▶ GOAL:
Set down each entry exactly as given; pictures should not appear in the copy.

# Start of ENTRIES SUPPLIED

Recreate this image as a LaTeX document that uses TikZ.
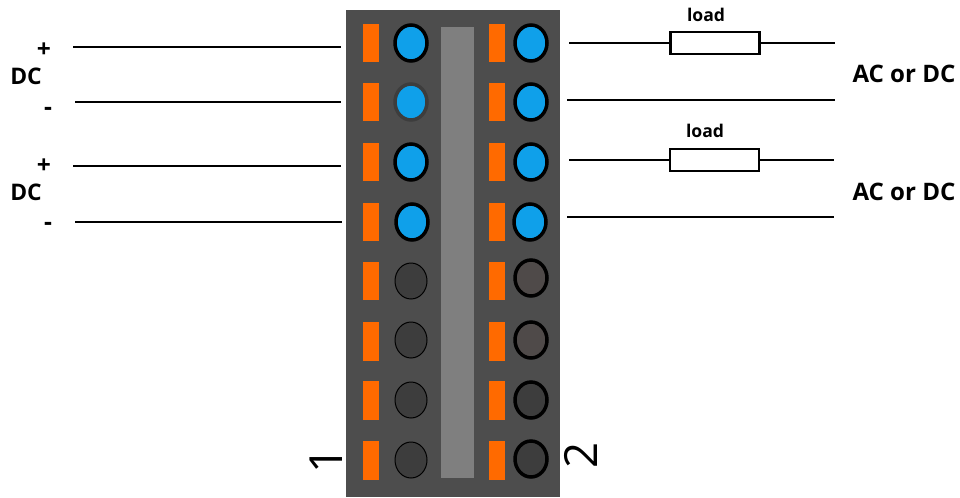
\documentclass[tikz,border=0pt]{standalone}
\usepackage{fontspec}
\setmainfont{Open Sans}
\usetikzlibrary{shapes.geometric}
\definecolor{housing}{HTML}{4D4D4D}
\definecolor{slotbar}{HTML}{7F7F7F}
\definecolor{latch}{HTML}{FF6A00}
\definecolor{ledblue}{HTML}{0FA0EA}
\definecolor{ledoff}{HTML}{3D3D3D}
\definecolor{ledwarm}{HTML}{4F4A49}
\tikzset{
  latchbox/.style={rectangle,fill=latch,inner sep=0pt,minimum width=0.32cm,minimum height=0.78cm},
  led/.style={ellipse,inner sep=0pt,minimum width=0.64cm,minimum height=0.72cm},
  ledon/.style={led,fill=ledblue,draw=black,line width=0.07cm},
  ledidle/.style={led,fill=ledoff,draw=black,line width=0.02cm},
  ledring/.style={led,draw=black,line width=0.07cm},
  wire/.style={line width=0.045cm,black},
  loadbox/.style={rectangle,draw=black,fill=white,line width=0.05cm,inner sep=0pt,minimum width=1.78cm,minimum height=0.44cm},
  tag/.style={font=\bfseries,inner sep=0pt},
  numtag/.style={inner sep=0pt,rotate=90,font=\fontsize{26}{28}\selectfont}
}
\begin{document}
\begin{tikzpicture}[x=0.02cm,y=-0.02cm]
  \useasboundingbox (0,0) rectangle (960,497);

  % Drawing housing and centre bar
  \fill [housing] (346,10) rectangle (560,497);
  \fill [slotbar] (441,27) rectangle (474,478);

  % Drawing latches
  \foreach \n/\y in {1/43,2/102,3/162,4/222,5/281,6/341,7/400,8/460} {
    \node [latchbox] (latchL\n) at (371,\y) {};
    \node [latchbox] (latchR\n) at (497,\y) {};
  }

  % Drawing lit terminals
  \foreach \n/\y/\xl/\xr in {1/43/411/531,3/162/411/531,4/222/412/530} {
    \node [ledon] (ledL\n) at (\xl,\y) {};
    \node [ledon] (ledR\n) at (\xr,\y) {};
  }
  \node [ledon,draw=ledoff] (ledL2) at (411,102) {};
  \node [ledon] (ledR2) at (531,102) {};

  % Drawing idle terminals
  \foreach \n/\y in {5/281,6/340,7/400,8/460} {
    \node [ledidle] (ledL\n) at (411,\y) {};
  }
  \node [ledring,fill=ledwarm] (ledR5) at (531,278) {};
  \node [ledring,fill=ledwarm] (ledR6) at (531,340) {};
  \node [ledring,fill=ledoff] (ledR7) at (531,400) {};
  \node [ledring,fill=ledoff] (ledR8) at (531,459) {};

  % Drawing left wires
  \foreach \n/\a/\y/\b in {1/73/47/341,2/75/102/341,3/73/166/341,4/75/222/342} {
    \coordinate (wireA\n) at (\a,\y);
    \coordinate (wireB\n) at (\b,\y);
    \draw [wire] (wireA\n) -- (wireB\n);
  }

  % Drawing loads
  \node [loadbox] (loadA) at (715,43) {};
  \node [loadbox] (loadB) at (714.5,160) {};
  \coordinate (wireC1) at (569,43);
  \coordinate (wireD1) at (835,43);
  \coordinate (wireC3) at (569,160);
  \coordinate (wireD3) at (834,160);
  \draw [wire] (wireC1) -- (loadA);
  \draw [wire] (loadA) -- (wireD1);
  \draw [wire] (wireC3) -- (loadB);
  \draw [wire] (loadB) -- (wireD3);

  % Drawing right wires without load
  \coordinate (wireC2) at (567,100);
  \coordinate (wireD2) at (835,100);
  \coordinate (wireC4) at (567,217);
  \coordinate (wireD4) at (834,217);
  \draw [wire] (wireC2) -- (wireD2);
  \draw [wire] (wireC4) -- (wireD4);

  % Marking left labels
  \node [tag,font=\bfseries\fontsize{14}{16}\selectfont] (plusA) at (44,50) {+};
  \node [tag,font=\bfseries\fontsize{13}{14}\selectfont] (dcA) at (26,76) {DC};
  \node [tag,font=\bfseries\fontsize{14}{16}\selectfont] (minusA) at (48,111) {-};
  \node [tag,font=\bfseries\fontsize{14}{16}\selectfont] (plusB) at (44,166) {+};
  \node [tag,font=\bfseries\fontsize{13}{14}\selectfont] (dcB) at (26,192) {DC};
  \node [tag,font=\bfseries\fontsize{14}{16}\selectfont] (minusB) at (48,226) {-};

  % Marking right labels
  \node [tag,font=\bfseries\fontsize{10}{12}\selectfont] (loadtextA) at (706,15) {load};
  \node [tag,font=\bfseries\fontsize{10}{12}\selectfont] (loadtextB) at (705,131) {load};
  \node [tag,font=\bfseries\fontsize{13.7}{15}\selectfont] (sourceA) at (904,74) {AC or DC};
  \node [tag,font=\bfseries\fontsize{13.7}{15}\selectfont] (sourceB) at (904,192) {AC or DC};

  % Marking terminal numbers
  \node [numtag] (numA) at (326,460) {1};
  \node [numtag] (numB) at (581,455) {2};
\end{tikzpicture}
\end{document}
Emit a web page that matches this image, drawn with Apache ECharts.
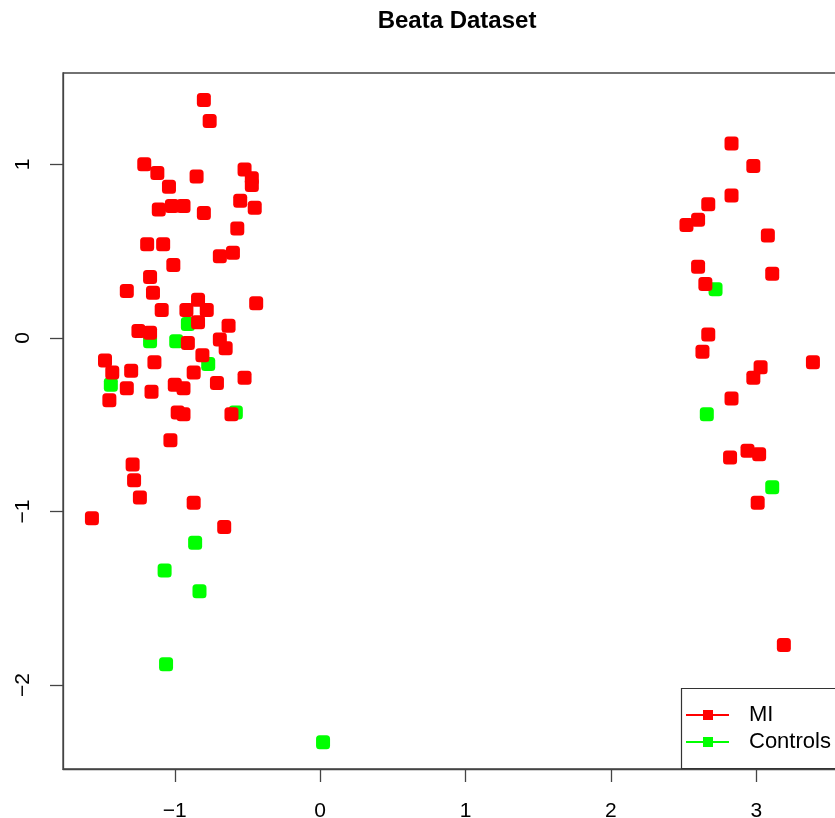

# End of ENTRIES SUPPLIED

▶ WRITTEN RESPONSE:
Recreate this image as a LaTeX document that uses TikZ.
\documentclass[tikz,border=0pt]{standalone}
\usepackage{fontspec}
\setmainfont{Open Sans}
\usetikzlibrary{shapes.geometric}
\definecolor{housing}{HTML}{4D4D4D}
\definecolor{slotbar}{HTML}{7F7F7F}
\definecolor{latch}{HTML}{FF6A00}
\definecolor{ledblue}{HTML}{0FA0EA}
\definecolor{ledoff}{HTML}{3D3D3D}
\definecolor{ledwarm}{HTML}{4F4A49}
\tikzset{
  latchbox/.style={rectangle,fill=latch,inner sep=0pt,minimum width=0.32cm,minimum height=0.78cm},
  led/.style={ellipse,inner sep=0pt,minimum width=0.64cm,minimum height=0.72cm},
  ledon/.style={led,fill=ledblue,draw=black,line width=0.07cm},
  ledidle/.style={led,fill=ledoff,draw=black,line width=0.02cm},
  ledring/.style={led,draw=black,line width=0.07cm},
  wire/.style={line width=0.045cm,black},
  loadbox/.style={rectangle,draw=black,fill=white,line width=0.05cm,inner sep=0pt,minimum width=1.78cm,minimum height=0.44cm},
  tag/.style={font=\bfseries,inner sep=0pt},
  numtag/.style={inner sep=0pt,rotate=90,font=\fontsize{26}{28}\selectfont}
}
\begin{document}
\begin{tikzpicture}[x=0.02cm,y=-0.02cm]
  \useasboundingbox (0,0) rectangle (960,497);

  % Drawing housing and centre bar
  \fill [housing] (346,10) rectangle (560,497);
  \fill [slotbar] (441,27) rectangle (474,478);

  % Drawing latches
  \foreach \n/\y in {1/43,2/102,3/162,4/222,5/281,6/341,7/400,8/460} {
    \node [latchbox] (latchL\n) at (371,\y) {};
    \node [latchbox] (latchR\n) at (497,\y) {};
  }

  % Drawing lit terminals
  \foreach \n/\y/\xl/\xr in {1/43/411/531,3/162/411/531,4/222/412/530} {
    \node [ledon] (ledL\n) at (\xl,\y) {};
    \node [ledon] (ledR\n) at (\xr,\y) {};
  }
  \node [ledon,draw=ledoff] (ledL2) at (411,102) {};
  \node [ledon] (ledR2) at (531,102) {};

  % Drawing idle terminals
  \foreach \n/\y in {5/281,6/340,7/400,8/460} {
    \node [ledidle] (ledL\n) at (411,\y) {};
  }
  \node [ledring,fill=ledwarm] (ledR5) at (531,278) {};
  \node [ledring,fill=ledwarm] (ledR6) at (531,340) {};
  \node [ledring,fill=ledoff] (ledR7) at (531,400) {};
  \node [ledring,fill=ledoff] (ledR8) at (531,459) {};

  % Drawing left wires
  \foreach \n/\a/\y/\b in {1/73/47/341,2/75/102/341,3/73/166/341,4/75/222/342} {
    \coordinate (wireA\n) at (\a,\y);
    \coordinate (wireB\n) at (\b,\y);
    \draw [wire] (wireA\n) -- (wireB\n);
  }

  % Drawing loads
  \node [loadbox] (loadA) at (715,43) {};
  \node [loadbox] (loadB) at (714.5,160) {};
  \coordinate (wireC1) at (569,43);
  \coordinate (wireD1) at (835,43);
  \coordinate (wireC3) at (569,160);
  \coordinate (wireD3) at (834,160);
  \draw [wire] (wireC1) -- (loadA);
  \draw [wire] (loadA) -- (wireD1);
  \draw [wire] (wireC3) -- (loadB);
  \draw [wire] (loadB) -- (wireD3);

  % Drawing right wires without load
  \coordinate (wireC2) at (567,100);
  \coordinate (wireD2) at (835,100);
  \coordinate (wireC4) at (567,217);
  \coordinate (wireD4) at (834,217);
  \draw [wire] (wireC2) -- (wireD2);
  \draw [wire] (wireC4) -- (wireD4);

  % Marking left labels
  \node [tag,font=\bfseries\fontsize{14}{16}\selectfont] (plusA) at (44,50) {+};
  \node [tag,font=\bfseries\fontsize{13}{14}\selectfont] (dcA) at (26,76) {DC};
  \node [tag,font=\bfseries\fontsize{14}{16}\selectfont] (minusA) at (48,111) {-};
  \node [tag,font=\bfseries\fontsize{14}{16}\selectfont] (plusB) at (44,166) {+};
  \node [tag,font=\bfseries\fontsize{13}{14}\selectfont] (dcB) at (26,192) {DC};
  \node [tag,font=\bfseries\fontsize{14}{16}\selectfont] (minusB) at (48,226) {-};

  % Marking right labels
  \node [tag,font=\bfseries\fontsize{10}{12}\selectfont] (loadtextA) at (706,15) {load};
  \node [tag,font=\bfseries\fontsize{10}{12}\selectfont] (loadtextB) at (705,131) {load};
  \node [tag,font=\bfseries\fontsize{13.7}{15}\selectfont] (sourceA) at (904,74) {AC or DC};
  \node [tag,font=\bfseries\fontsize{13.7}{15}\selectfont] (sourceB) at (904,192) {AC or DC};

  % Marking terminal numbers
  \node [numtag] (numA) at (326,460) {1};
  \node [numtag] (numB) at (581,455) {2};
\end{tikzpicture}
\end{document}
Emit a web page that matches this image, drawn with Apache ECharts.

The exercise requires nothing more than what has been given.